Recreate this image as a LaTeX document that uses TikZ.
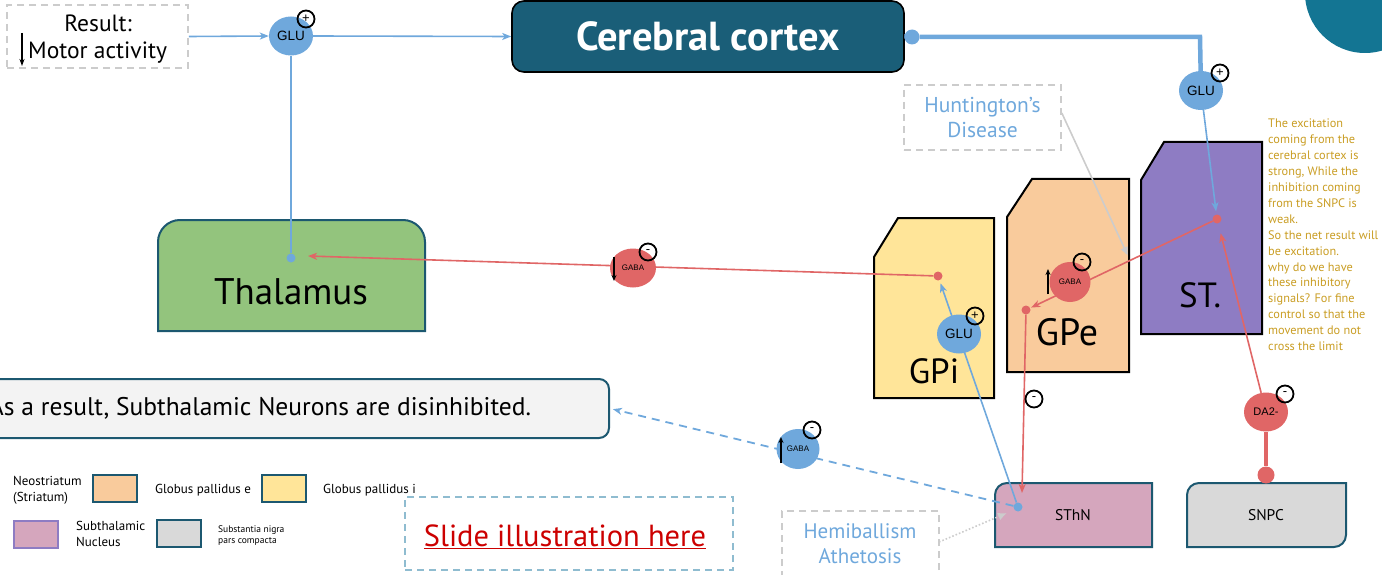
\documentclass[tikz,border=0pt]{standalone}
\usepackage{fontspec}
\setmainfont{PT Sans}
\newfontfamily\arialf{Liberation Sans}
\usetikzlibrary{shapes.geometric,arrows.meta}
\pgfdeclarelayer{back}
\pgfdeclarelayer{front}
\pgfsetlayers{back,main,front}

\definecolor{glublue}{HTML}{6FA8DC}
\definecolor{gabared}{HTML}{E06666}
\definecolor{edgeteal}{RGB}{28,88,112}
\definecolor{ctxfill}{RGB}{26,94,120}
\definecolor{cornerteal}{RGB}{19,117,147}
\definecolor{dashgray}{HTML}{CCCCCC}
\definecolor{thfill}{HTML}{93C47D}
\definecolor{gpifill}{HTML}{FFE599}
\definecolor{gpefill}{HTML}{F9CB9C}
\definecolor{stfill}{HTML}{8E7CC3}
\definecolor{sthfill}{HTML}{D5A6BD}
\definecolor{snpcfill}{HTML}{D9D9D9}
\definecolor{notegold}{RGB}{201,157,35}
\definecolor{slidered}{HTML}{CC0000}
\definecolor{slideblue}{HTML}{8FBCD0}
\definecolor{boxgray}{HTML}{F3F3F3}

\newcommand{\fsz}[1]{\fontsize{#1}{1.2\dimexpr #1pt\relax}\selectfont}

\begin{document}
\begin{tikzpicture}[x=1pt,y=-1pt,
  bl/.style={draw=glublue, line width=1.6},
  rd/.style={draw=gabared, line width=1.6},
  arr/.style={-{Stealth[length=9pt,width=7pt,inset=2.5pt]}},
  garr/.style={-{Latex[length=9pt,width=8pt]}},
  chem/.style={ellipse, inner sep=0, minimum width=44, minimum height=39},
  sgn/.style={circle, draw=black, line width=1.8, minimum size=17, inner sep=0, font=\arialf\fsz{13}},
  pdot/.style={circle, inner sep=0, minimum size=9},
  region/.style={draw=black, line width=2},
  legbox/.style={draw=edgeteal, line width=2, minimum width=44, minimum height=27, inner sep=0},
  legtxt/.style={anchor=base west, align=left, inner sep=0, font=\fontsize{13}{15.5}\selectfont},
  dashbox/.style={draw=dashgray, dashed, dash pattern=on 7pt off 5pt, line width=1.6, inner sep=0},
  bigtxt/.style={anchor=base, font=\fsz{35}},
]
\useasboundingbox (0,0) rectangle (1382,575);
\clip (0,0) rectangle (1382,575);

% decorative corner disc
\fill[cornerteal] (1365,-7) circle (60);

% ---------- brain regions ----------
\begin{pgfonlayer}{back}
  \draw[draw=edgeteal, line width=2, fill=thfill]
    (158,331) -- (158,242) arc[start angle=180,end angle=270,radius=22]
    -- (403,220) arc[start angle=270,end angle=360,radius=22] -- (425,331) -- cycle;
  \draw[region, fill=gpifill] (874,398) -- (874,257) -- (898,218) -- (994,218) -- (994,398) -- cycle;
  \draw[region, fill=gpefill] (1007,372) -- (1007,217) -- (1032,179) -- (1129,179) -- (1129,372) -- cycle;
  \draw[region, fill=stfill] (1141,334) -- (1141,180) -- (1164,142) -- (1262,142) -- (1262,334) -- cycle;
  \draw[draw=edgeteal, line width=2, fill=sthfill]
    (995,547) -- (995,495) arc[start angle=180,end angle=270,radius=12] -- (1152,483) -- (1152,547) -- cycle;
  \draw[draw=edgeteal, line width=2, fill=snpcfill]
    (1187,547) -- (1187,495) arc[start angle=180,end angle=270,radius=12] -- (1346,483)
    -- (1346,535) arc[start angle=0,end angle=90,radius=12] -- cycle;
\end{pgfonlayer}

\node[bigtxt, font=\fsz{37}] (thal) at (291,304) {Thalamus};
\node[bigtxt] (gpi) at (934,383) {GPi};
\node[bigtxt, font=\fsz{38}] (gpe) at (1067,345) {GPe};
\node[bigtxt] (st) at (1200,307) {ST.};
\node[font=\fsz{15.5}] (sthn) at (1073,515) {SThN};
\node[font=\fsz{15.5}] (snpc) at (1266,515) {SNPC};

% cortex
\node[draw=black, line width=1.6, fill=ctxfill, rounded corners=12,
      minimum width=392, minimum height=71, inner sep=0,
      text=white, font=\bfseries\fsz{40.5}] (ctx) at (708,36.5) {Cerebral cortex};

% result box
\node[dashbox, minimum width=181, minimum height=63] (res) at (97.5,36.5) {};
\node[anchor=base, font=\fsz{23.5}] (res1) at (98,32) {Result:};
\node[anchor=base west, inner sep=0, font=\fsz{23.5}] (res2) at (28,59) {Motor activity};
\coordinate (rarrA) at (22,33);
\coordinate (rarrB) at (22,66);
\draw[line width=1.3, -{Stealth[length=7pt,width=5pt]}] (rarrA) -- (rarrB);

% summary box
\node[draw=edgeteal, line width=2, fill=boxgray, rounded corners=10,
      minimum width=698, minimum height=59, inner sep=0, font=\fsz{25.5}] (asres) at (260,408.5)
      {As a result, Subthalamic Neurons are disinhibited.};

% annotation boxes
\node[dashbox, minimum width=157, minimum height=65, align=center,
      text=glublue, font=\fontsize{21.5}{25}\selectfont] (hunt) at (982.5,117.5) {Huntington’s\\Disease};
\node[dashbox, minimum width=157, minimum height=70] (hemi) at (860.5,546) {};
\node[anchor=base, text=glublue, font=\fsz{21}] (hemi1) at (860,538) {Hemiballism};
\node[anchor=base, text=glublue, font=\fsz{21}] (hemi2) at (860,563) {Athetosis};

% slide placeholder
\node[draw=slideblue, dashed, dash pattern=on 7pt off 5pt, line width=1.6,
      minimum width=328, minimum height=73, inner sep=0] (slide) at (569,533.5) {};
\node[anchor=base, text=slidered, font=\fsz{30.5}] (slidetxt) at (565,546) {\underline{Slide illustration here}};

% side note
\node[anchor=north west, align=left, text=notegold, inner sep=0,
      font=\fontsize{12.3}{15.9}\selectfont] (note) at (1268,119)
  {The excitation\\coming from the\\cerebral cortex is\\strong, While the\\inhibition coming\\from the SNPC is\\weak.\\So the net result will\\be excitation.\\why do we have\\these inhibitory\\signals? For fine\\control so that the\\movement do not\\cross the limit};

% ---------- legend ----------
\node[legtxt] (lg1) at (13,501) {Neostriatum\\(Striatum)};
\node[legbox, fill=gpefill] (lb1) at (115,488) {};
\node[legtxt] (lg2) at (155,493) {Globus pallidus e};
\node[legbox, fill=gpifill] (lb2) at (284,488) {};
\node[legtxt] (lg3) at (323,493) {Globus pallidus i};
\node[legbox, draw=stfill, fill=sthfill] (lb3) at (36,534.5) {};
\node[legtxt] (lg4) at (76,546) {Subthalamic\\Nucleus};
\node[legbox, fill=snpcfill] (lb4) at (178.5,533.5) {};
\node[legtxt, font=\fontsize{9.5}{10.5}\selectfont] (lg5) at (218,543) {Substantia nigra\\pars compacta};

% ---------- transmitters ----------
\begin{pgfonlayer}{front}
  \node[chem, fill=glublue, font=\arialf\fsz{13.5}] (glu1) at (291,36) {GLU};
  \node[sgn] (s1) at (306,19) {+};
  \node[chem, fill=glublue, font=\arialf\fsz{13.5}] (glu2) at (1201,90.5) {GLU};
  \node[sgn] (s2) at (1220,73) {+};
  \node[chem, fill=gabared, minimum width=46, font=\arialf\fsz{8}] (gaba1) at (633,268) {GABA};
  \node[sgn] (s3) at (648,252) {-};
  \node[chem, fill=gabared, minimum width=41, minimum height=40, font=\arialf\fsz{8}] (gaba2) at (1070,282) {GABA};
  \node[sgn] (s4) at (1082,262) {-};
  \node[chem, fill=glublue, font=\arialf\fsz{13.5}] (glu3) at (959,334) {GLU};
  \node[sgn] (s5) at (975,316) {+};
  \node[chem, fill=glublue, minimum width=43, minimum height=40, font=\arialf\fsz{8}] (gaba3) at (798,449) {GABA};
  \node[sgn] (s6) at (812,430) {-};
  \node[chem, fill=gabared, font=\arialf\fsz{11}] (da2) at (1266,412) {DA2-};
  \node[sgn] (s7) at (1285,394) {-};
  \node[sgn] (s8) at (1034,399) {-};
  % level arrows beside the transmitters
  \coordinate (g1a) at (614,257); \coordinate (g1b) at (614,281);
  \draw[line width=1.4, -{Stealth[length=6pt,width=5pt]}] (g1a) -- (g1b);
  \coordinate (g2a) at (1048,294); \coordinate (g2b) at (1048,269);
  \draw[line width=1.4, -{Stealth[length=6pt,width=5pt]}] (g2a) -- (g2b);
  \coordinate (g3a) at (781,463); \coordinate (g3b) at (781,437);
  \draw[line width=1.4, -{Stealth[length=6pt,width=5pt]}] (g3a) -- (g3b);
\end{pgfonlayer}

% dots
\node[pdot, fill=glublue] (thdot) at (291,258) {};
\node[pdot, fill=gabared] (gpidot) at (938,276) {};
\node[pdot, fill=gabared] (gpedot) at (1026,310) {};
\node[pdot, fill=gabared] (stdot) at (1217,219) {};
\node[pdot, fill=glublue] (sthdot) at (1018,507) {};
\node[pdot, fill=glublue, minimum size=15] (ctxdot) at (912,37) {};
\node[pdot, fill=gabared, minimum size=17] (snpcdot) at (1266,475) {};

\coordinate (thtip) at (308,256);
\coordinate (sthtip) at (1022,493);
\coordinate (stcorner) at (1200,37);
\coordinate (huntend) at (1128,256);
\coordinate (hemiend) at (1007,513);
\coordinate (hemistart) at (939,542);

% ---------- connectors ----------
\draw[bl, arr] (res.east) -- (glu1.west);
\draw[bl, arr] (glu1.east) -- (ctx.west);
\draw[bl] (glu1) -- (thdot);
\draw[draw=glublue, line width=4.5] (ctx.east) -- (ctxdot) -- (stcorner) -- (glu2);
\draw[bl, arr, shorten >=3pt] (glu2) -- (stdot);
\draw[rd, arr] (gpidot) -- (thtip);
\draw[rd, arr, shorten >=1pt] (stdot) -- (gpedot);
\draw[rd, arr] (gpedot) -- (sthtip);
\draw[bl, arr, shorten >=3pt] (sthdot) -- (gpidot);
\draw[bl, dashed, dash pattern=on 8pt off 6pt, line width=1.8, arr, shorten >=3pt] (sthdot) -- (asres.east);
\draw[rd, arr, shorten >=10pt] (da2) -- (stdot);
\draw[draw=gabared, line width=4.5] (da2) -- (snpcdot);
\draw[draw=dashgray, line width=1.6, garr] (hunt.east |- 0,113) -- (huntend);
\draw[draw=dashgray, line width=1.6, dotted, garr] (hemistart) -- (hemiend);

\end{tikzpicture}
\end{document}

● **GIVEN REQUEST**
Return exactly what appears from the opening line of the material through the line with "(1365,-7) circle (60);", apart from the pictures.

● **RESULT BELOW**
Recreate this image as a LaTeX document that uses TikZ.
\documentclass[tikz,border=0pt]{standalone}
\usepackage{fontspec}
\setmainfont{PT Sans}
\newfontfamily\arialf{Liberation Sans}
\usetikzlibrary{shapes.geometric,arrows.meta}
\pgfdeclarelayer{back}
\pgfdeclarelayer{front}
\pgfsetlayers{back,main,front}

\definecolor{glublue}{HTML}{6FA8DC}
\definecolor{gabared}{HTML}{E06666}
\definecolor{edgeteal}{RGB}{28,88,112}
\definecolor{ctxfill}{RGB}{26,94,120}
\definecolor{cornerteal}{RGB}{19,117,147}
\definecolor{dashgray}{HTML}{CCCCCC}
\definecolor{thfill}{HTML}{93C47D}
\definecolor{gpifill}{HTML}{FFE599}
\definecolor{gpefill}{HTML}{F9CB9C}
\definecolor{stfill}{HTML}{8E7CC3}
\definecolor{sthfill}{HTML}{D5A6BD}
\definecolor{snpcfill}{HTML}{D9D9D9}
\definecolor{notegold}{RGB}{201,157,35}
\definecolor{slidered}{HTML}{CC0000}
\definecolor{slideblue}{HTML}{8FBCD0}
\definecolor{boxgray}{HTML}{F3F3F3}

\newcommand{\fsz}[1]{\fontsize{#1}{1.2\dimexpr #1pt\relax}\selectfont}

\begin{document}
\begin{tikzpicture}[x=1pt,y=-1pt,
  bl/.style={draw=glublue, line width=1.6},
  rd/.style={draw=gabared, line width=1.6},
  arr/.style={-{Stealth[length=9pt,width=7pt,inset=2.5pt]}},
  garr/.style={-{Latex[length=9pt,width=8pt]}},
  chem/.style={ellipse, inner sep=0, minimum width=44, minimum height=39},
  sgn/.style={circle, draw=black, line width=1.8, minimum size=17, inner sep=0, font=\arialf\fsz{13}},
  pdot/.style={circle, inner sep=0, minimum size=9},
  region/.style={draw=black, line width=2},
  legbox/.style={draw=edgeteal, line width=2, minimum width=44, minimum height=27, inner sep=0},
  legtxt/.style={anchor=base west, align=left, inner sep=0, font=\fontsize{13}{15.5}\selectfont},
  dashbox/.style={draw=dashgray, dashed, dash pattern=on 7pt off 5pt, line width=1.6, inner sep=0},
  bigtxt/.style={anchor=base, font=\fsz{35}},
]
\useasboundingbox (0,0) rectangle (1382,575);
\clip (0,0) rectangle (1382,575);

% decorative corner disc
\fill[cornerteal] (1365,-7) circle (60);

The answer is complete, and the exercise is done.